İbn Âşur kimdir?

Tarih: 25.05.2010 - 00:00 | Güncelleme:

Soru Detayı

- Hayatı ve eserleri hakkında bilgi verir misiniz?

Cevap

Değerli kardeşimiz,

İbn Aşur olarak bilinen, Muhammed et-Tâhir b. Muhammed b. Muhammed et-Tâhir et-Tûnisî (1879-1973), Tunuslu ilim ve fikir adamı, müfessir, fakih, Arap dili ve edebiyatı âlimidir.

Tunus'ta doğdu. Fas asıllı olup gittikleri Endülüs'ten göç ederek Selâ'ya (Fas), daha sonra bir kolu Tunus'a yerleşen Âşûr ailesine mensup olduğundan dedeleri gibi İbn Âşûr lakabıyla anıldı.

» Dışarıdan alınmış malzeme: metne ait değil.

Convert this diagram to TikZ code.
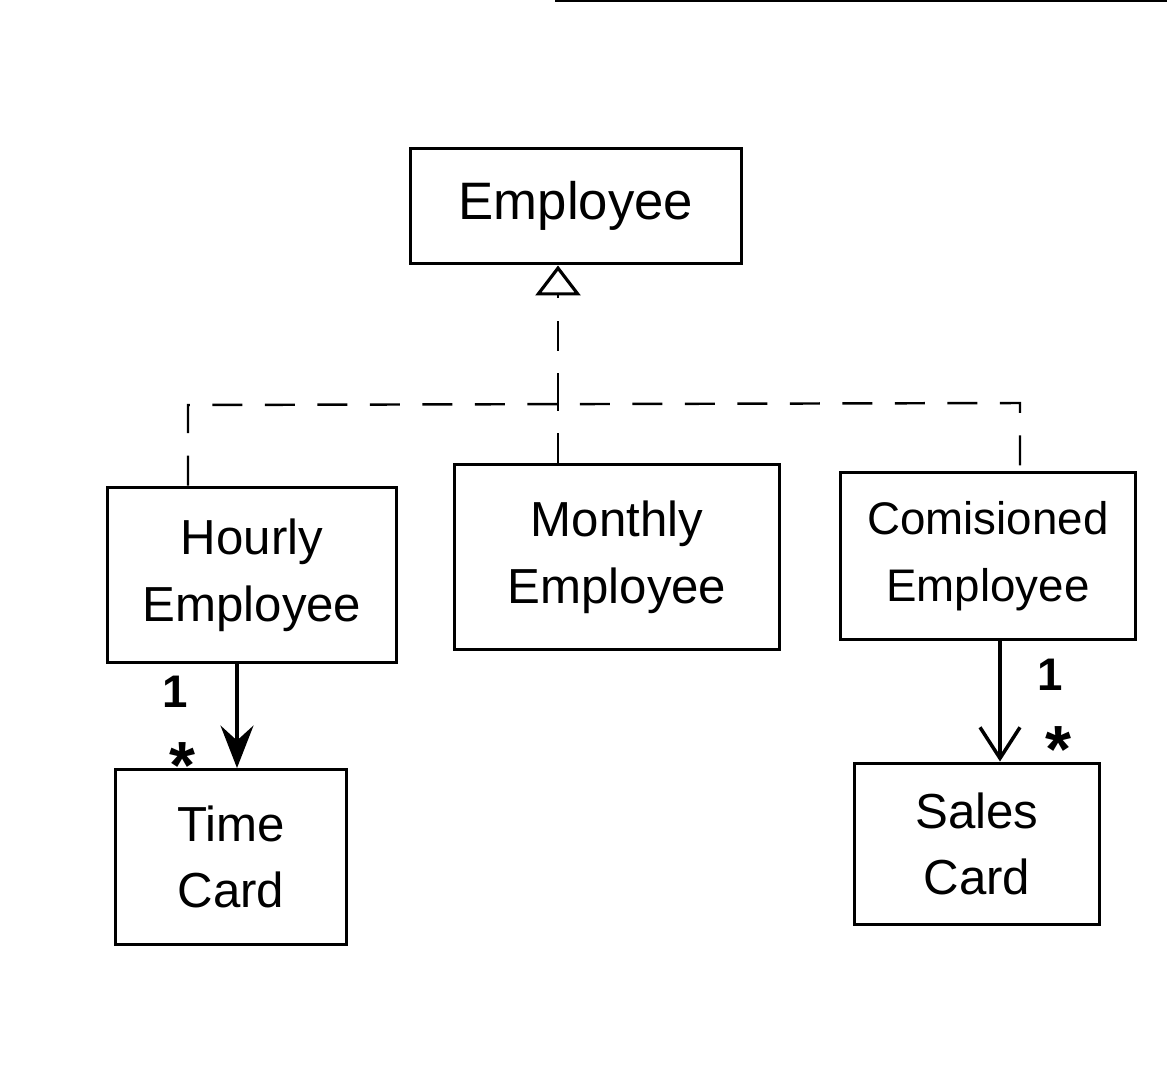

İlköğrenimini Muhammed Bû Attûr'un gözetimi altında tamamladı; 1892'de bir orta ve yüksek öğretim kurumu olan Zeytûne Camii'ne girdi. Zekâsı ve üstün kabiliyetiyle dikkati çektiği için kendisine özel bir program uygulandı. Önce Şeyh Salih eş-Şerif in derslerine devam etti. Daha sonra Şeyh Salim Bû Hâcib'den Kastallânî'nin İrşâdü's-sâri’sini, İbnü'ş-Şeyh diye bilinen Ömer b. Ahmed'den Beyzâvi’nin Envârü't-tenzîl’ini, Muhammed b. Neccâr'dan kelâma dair el-Mevâkıf'ı okudu. İbrahim el-Mârginî, Muhammed b. Yûsuf, Muhammed en-Nahlî, Mahmûd İbnü'l-Hoca gibi daha pek çok âlimin derslerine devam etti. 1899'da tamamladığı yükseköğrenimi esnasında Fransızca öğrendi. 1903 yılında Zeytûne Üniversitesi'nde ikinci derece öğretim elemanı kadrosuna tayin edildi. O sırada Tunus'a gelen Muhammed Abduh'un konferans ve sohbetlerine katıldı. Alışverişte muhayyerlik konusunda yaptığı çalışmayı tamamlayarak aynı üniversitede birinci derece kadroda öğretim üyesi oldu (1905).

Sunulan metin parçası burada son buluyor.